BEGIN GIVEN DATA

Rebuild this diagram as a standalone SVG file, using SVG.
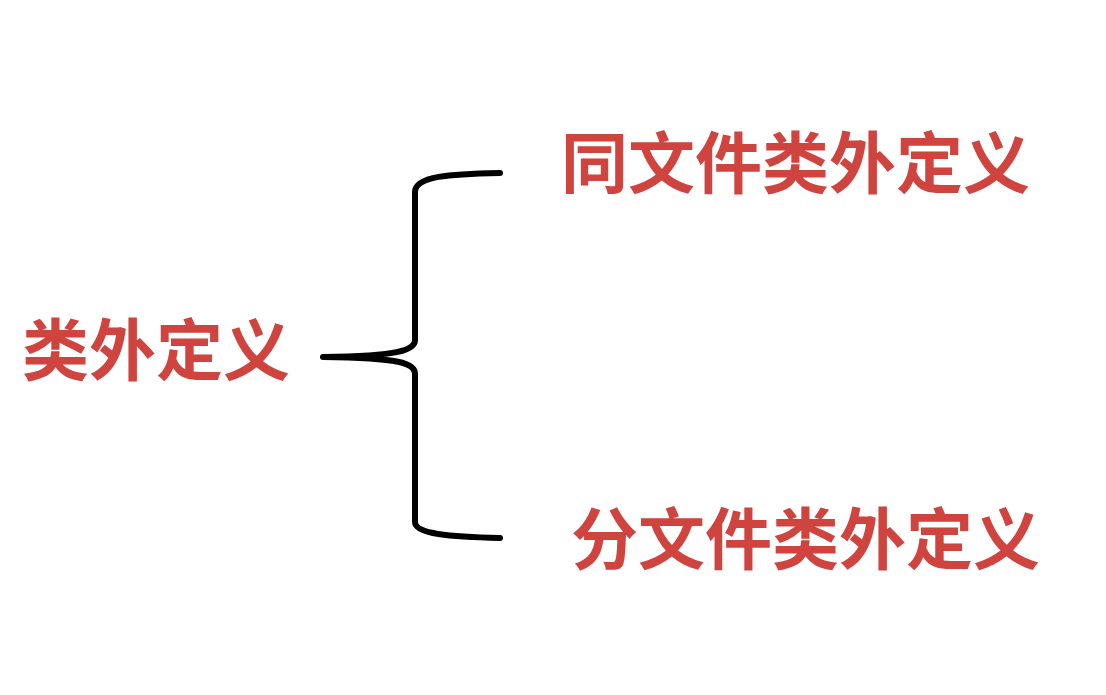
<svg xmlns="http://www.w3.org/2000/svg" width="1106" height="695" viewBox="0 0 1106 695">
<style>
.t{font-family:"Noto Sans CJK SC","Noto Sans CJK JP",sans-serif;font-weight:bold;font-size:67px;fill:#d0443f;}
.brace{fill:none;stroke:#000;stroke-width:6;stroke-linecap:round;stroke-linejoin:round;}
</style>
<rect width="1106" height="695" fill="#ffffff"/>
<g id="root"><text class="t" x="22" y="375">类外定义</text></g>
<g id="same"><text class="t" x="561" y="188">同文件类外定义</text></g>
<g id="split"><text class="t" x="571" y="564">分文件类外定义</text></g>
<g id="connectors">
<path class="brace" d="M500,173 C450,174 415,176 415,192 L415,340 C415,350 400,356 323,357 C400,358 415,363 415,374 L415,522 C415,534 450,537 500,538"/>
</g>
</svg>
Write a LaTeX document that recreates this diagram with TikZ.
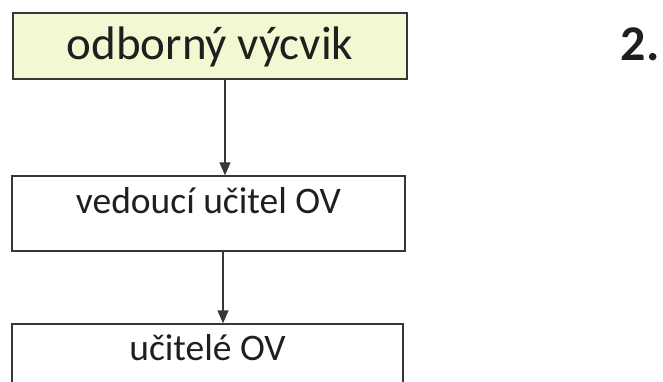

END GIVEN DATA

PROMPT: Find each line that has the word "diagram", then copy it out.

TASK RESPONSE:
Rebuild this diagram as a standalone SVG file, using SVG.
Write a LaTeX document that recreates this diagram with TikZ.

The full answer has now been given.